___ Source data ___

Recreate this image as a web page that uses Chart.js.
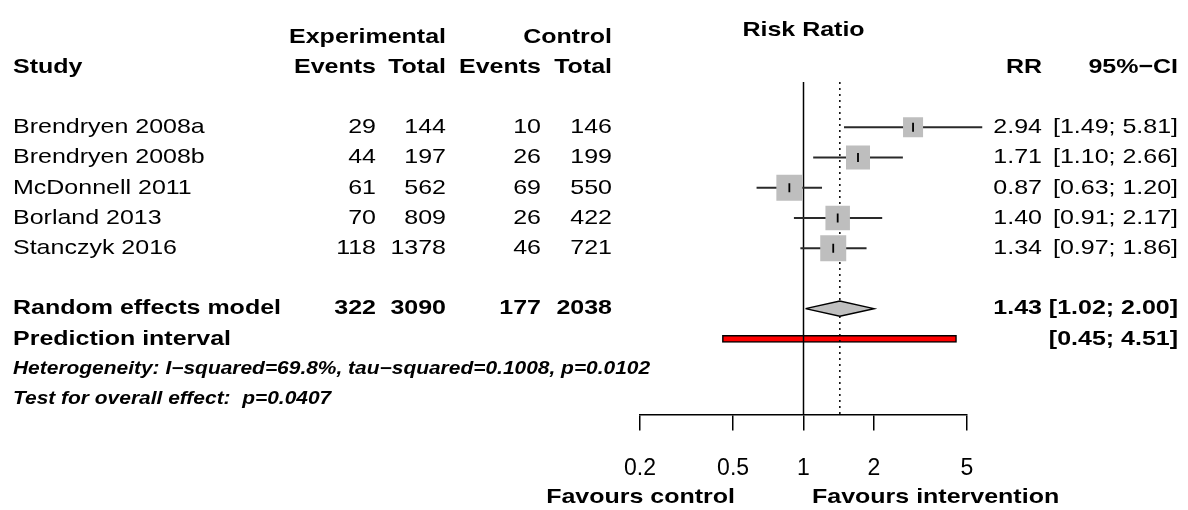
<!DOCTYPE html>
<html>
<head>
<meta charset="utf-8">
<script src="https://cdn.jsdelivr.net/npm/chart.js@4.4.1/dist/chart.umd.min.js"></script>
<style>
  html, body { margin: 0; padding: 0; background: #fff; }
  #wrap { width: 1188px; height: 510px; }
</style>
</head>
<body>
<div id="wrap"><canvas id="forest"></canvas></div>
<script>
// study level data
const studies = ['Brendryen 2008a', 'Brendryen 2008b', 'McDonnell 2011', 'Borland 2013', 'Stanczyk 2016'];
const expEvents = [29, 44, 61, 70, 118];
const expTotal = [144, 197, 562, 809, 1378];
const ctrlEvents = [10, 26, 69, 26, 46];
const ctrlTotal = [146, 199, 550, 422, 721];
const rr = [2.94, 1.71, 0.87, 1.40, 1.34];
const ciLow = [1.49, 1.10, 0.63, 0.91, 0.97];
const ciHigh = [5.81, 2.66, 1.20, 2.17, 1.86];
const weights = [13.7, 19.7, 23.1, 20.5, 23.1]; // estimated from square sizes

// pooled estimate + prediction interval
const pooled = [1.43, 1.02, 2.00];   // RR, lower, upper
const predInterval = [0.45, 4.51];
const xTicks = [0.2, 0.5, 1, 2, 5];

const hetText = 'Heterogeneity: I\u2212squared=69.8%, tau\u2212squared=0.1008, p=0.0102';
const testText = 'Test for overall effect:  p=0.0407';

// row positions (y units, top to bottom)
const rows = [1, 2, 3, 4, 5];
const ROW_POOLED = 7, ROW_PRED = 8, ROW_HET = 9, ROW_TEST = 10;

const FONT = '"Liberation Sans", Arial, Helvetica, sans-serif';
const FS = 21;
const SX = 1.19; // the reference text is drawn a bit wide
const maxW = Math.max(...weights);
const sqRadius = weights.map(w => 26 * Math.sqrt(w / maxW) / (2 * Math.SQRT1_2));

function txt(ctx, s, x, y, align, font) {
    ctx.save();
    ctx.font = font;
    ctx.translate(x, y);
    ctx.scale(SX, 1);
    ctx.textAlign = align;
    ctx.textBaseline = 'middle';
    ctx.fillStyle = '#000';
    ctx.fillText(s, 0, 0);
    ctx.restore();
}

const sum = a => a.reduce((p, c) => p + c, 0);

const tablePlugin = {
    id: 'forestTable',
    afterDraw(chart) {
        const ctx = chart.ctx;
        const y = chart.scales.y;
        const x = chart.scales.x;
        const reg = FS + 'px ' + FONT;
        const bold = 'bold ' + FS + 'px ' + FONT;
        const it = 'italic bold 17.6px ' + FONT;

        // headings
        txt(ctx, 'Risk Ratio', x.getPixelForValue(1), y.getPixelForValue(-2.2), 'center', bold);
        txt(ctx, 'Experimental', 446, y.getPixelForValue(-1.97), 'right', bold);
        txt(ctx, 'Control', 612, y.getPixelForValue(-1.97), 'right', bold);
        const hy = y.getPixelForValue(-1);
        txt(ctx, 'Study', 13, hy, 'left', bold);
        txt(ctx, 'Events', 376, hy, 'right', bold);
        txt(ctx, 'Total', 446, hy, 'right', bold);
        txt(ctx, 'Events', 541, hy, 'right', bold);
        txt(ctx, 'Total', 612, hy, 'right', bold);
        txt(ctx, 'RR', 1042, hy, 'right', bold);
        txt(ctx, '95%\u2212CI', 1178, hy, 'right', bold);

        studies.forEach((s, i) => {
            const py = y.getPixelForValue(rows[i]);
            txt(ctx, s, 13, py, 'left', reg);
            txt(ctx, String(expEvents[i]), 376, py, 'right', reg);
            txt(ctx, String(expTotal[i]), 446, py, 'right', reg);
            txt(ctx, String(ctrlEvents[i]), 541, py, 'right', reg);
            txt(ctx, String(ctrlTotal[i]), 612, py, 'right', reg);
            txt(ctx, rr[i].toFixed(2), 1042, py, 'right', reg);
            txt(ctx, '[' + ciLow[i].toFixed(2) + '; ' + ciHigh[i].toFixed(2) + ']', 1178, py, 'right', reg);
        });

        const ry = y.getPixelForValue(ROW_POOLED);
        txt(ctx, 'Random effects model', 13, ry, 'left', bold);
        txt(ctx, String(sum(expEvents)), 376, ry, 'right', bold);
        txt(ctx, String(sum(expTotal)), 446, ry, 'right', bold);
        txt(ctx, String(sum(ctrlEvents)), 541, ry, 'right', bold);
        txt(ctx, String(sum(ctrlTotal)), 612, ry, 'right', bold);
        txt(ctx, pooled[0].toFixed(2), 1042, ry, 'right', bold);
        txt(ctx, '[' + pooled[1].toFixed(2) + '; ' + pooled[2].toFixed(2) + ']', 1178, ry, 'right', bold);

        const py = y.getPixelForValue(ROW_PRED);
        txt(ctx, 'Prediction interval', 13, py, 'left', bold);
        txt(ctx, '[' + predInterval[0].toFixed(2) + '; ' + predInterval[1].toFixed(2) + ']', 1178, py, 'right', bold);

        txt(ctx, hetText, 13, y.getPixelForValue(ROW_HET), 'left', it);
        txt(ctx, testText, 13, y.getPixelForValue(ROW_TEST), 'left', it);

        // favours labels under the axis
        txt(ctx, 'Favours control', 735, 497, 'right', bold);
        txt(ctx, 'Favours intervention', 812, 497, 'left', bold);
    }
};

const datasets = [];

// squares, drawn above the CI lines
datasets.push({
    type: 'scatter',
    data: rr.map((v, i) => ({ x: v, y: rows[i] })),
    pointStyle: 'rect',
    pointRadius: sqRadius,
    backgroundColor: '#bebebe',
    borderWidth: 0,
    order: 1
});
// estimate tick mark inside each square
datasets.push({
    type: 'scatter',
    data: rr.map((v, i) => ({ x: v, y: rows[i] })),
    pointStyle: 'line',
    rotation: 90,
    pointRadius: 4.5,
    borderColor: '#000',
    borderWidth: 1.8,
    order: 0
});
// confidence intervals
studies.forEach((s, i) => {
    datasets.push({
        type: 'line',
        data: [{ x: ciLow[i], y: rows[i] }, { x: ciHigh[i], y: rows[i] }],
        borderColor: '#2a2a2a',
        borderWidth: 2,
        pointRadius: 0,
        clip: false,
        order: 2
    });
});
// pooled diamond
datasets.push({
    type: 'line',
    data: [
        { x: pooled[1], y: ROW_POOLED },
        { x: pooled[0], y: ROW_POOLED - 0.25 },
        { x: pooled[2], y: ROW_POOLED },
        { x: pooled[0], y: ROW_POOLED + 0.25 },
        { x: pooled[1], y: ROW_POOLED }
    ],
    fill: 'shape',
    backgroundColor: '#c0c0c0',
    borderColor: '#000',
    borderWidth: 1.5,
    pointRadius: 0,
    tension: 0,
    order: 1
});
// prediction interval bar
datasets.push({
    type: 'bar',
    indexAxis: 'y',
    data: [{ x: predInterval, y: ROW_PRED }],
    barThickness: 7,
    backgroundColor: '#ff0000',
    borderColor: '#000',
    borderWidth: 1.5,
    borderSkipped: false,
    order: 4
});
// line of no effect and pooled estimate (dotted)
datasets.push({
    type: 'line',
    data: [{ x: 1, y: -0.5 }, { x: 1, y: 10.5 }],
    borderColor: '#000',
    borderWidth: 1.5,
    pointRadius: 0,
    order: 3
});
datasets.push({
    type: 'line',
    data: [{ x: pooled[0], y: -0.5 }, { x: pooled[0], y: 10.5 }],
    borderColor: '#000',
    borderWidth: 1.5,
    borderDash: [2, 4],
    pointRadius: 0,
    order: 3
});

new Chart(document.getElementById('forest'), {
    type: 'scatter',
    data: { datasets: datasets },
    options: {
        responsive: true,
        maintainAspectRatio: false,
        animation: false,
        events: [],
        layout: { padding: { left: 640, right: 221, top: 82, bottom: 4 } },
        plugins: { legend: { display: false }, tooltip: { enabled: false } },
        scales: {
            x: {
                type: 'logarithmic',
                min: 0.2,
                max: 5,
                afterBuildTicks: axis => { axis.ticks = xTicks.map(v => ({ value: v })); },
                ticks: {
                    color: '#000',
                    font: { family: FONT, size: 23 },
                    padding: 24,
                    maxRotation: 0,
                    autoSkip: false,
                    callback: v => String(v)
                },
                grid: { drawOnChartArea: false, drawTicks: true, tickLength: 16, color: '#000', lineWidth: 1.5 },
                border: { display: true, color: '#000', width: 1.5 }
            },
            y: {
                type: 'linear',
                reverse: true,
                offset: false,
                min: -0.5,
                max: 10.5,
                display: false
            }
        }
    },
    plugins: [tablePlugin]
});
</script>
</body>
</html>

___

Problem requirements: Your task is to return the lines above, from the first one up to and including the line containing "const ROW_POOLED = 7, ROW_PRED", minus any pictures.

Final answer:
Recreate this image as a web page that uses Chart.js.
<!DOCTYPE html>
<html>
<head>
<meta charset="utf-8">
<script src="https://cdn.jsdelivr.net/npm/chart.js@4.4.1/dist/chart.umd.min.js"></script>
<style>
  html, body { margin: 0; padding: 0; background: #fff; }
  #wrap { width: 1188px; height: 510px; }
</style>
</head>
<body>
<div id="wrap"><canvas id="forest"></canvas></div>
<script>
// study level data
const studies = ['Brendryen 2008a', 'Brendryen 2008b', 'McDonnell 2011', 'Borland 2013', 'Stanczyk 2016'];
const expEvents = [29, 44, 61, 70, 118];
const expTotal = [144, 197, 562, 809, 1378];
const ctrlEvents = [10, 26, 69, 26, 46];
const ctrlTotal = [146, 199, 550, 422, 721];
const rr = [2.94, 1.71, 0.87, 1.40, 1.34];
const ciLow = [1.49, 1.10, 0.63, 0.91, 0.97];
const ciHigh = [5.81, 2.66, 1.20, 2.17, 1.86];
const weights = [13.7, 19.7, 23.1, 20.5, 23.1]; // estimated from square sizes

// pooled estimate + prediction interval
const pooled = [1.43, 1.02, 2.00];   // RR, lower, upper
const predInterval = [0.45, 4.51];
const xTicks = [0.2, 0.5, 1, 2, 5];

const hetText = 'Heterogeneity: I\u2212squared=69.8%, tau\u2212squared=0.1008, p=0.0102';
const testText = 'Test for overall effect:  p=0.0407';

// row positions (y units, top to bottom)
const rows = [1, 2, 3, 4, 5];
const ROW_POOLED = 7, ROW_PRED = 8, ROW_HET = 9, ROW_TEST = 10;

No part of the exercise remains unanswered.